- **Problem details**
Look through the material below. Copy every line with the string "matplotlib" in it.

- **Supplied material**
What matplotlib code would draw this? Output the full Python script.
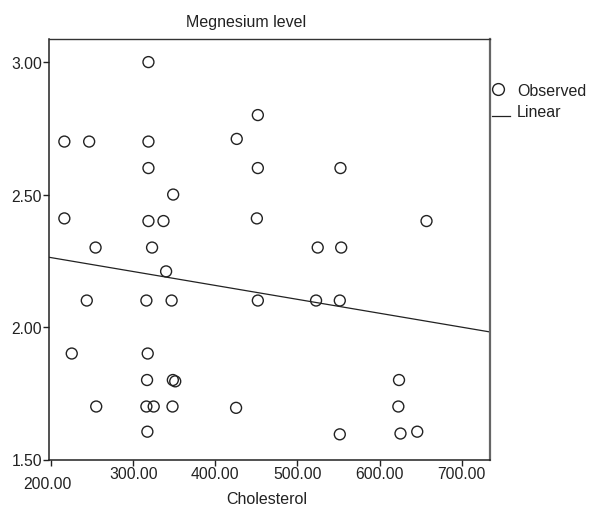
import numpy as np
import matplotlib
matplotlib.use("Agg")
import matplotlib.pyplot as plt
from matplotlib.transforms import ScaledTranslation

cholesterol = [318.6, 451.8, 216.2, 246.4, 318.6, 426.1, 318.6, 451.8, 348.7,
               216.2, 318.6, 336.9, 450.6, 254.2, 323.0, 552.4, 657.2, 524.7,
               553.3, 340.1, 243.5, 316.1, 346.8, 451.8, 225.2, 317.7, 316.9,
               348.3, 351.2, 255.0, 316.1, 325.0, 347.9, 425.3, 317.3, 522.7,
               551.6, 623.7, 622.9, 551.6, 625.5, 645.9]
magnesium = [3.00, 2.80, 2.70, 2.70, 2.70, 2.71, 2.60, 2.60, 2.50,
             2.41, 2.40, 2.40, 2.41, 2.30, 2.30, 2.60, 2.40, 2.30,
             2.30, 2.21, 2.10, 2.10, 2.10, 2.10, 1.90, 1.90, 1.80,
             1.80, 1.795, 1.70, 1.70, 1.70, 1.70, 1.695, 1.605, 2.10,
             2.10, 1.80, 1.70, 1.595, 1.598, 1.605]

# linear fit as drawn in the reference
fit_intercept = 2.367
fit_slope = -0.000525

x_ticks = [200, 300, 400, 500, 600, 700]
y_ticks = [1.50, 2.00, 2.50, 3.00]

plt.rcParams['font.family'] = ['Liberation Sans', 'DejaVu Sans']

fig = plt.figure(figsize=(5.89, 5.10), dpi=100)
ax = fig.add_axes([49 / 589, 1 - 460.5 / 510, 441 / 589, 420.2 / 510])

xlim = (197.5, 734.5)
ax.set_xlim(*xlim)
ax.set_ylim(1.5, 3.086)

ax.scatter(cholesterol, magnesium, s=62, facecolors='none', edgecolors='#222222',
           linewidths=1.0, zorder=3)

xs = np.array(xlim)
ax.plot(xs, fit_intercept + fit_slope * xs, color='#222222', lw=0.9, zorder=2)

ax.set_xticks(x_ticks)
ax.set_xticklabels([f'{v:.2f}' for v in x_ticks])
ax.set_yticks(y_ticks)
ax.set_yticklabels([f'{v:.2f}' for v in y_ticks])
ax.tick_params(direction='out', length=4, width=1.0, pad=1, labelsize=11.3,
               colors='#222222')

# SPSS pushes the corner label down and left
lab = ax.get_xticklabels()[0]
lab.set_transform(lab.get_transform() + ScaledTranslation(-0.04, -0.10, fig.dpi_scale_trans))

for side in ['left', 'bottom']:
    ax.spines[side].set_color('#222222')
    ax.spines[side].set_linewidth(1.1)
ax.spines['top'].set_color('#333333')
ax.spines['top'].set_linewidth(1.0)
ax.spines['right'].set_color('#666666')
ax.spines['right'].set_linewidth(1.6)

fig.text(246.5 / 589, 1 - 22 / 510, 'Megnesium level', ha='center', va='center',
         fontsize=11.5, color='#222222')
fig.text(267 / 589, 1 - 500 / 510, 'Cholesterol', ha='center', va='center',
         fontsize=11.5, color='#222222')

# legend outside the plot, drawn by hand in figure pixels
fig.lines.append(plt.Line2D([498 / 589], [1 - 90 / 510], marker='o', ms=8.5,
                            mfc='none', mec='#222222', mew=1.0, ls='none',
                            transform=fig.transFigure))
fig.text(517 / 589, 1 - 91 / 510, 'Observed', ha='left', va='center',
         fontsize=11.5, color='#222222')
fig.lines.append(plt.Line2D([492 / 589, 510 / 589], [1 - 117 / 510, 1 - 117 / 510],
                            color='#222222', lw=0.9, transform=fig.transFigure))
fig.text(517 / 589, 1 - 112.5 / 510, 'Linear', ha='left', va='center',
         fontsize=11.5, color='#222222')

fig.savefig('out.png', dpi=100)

- **Right answer**
What matplotlib code would draw this? Output the full Python script.
import matplotlib
matplotlib.use("Agg")
import matplotlib.pyplot as plt
from matplotlib.transforms import ScaledTranslation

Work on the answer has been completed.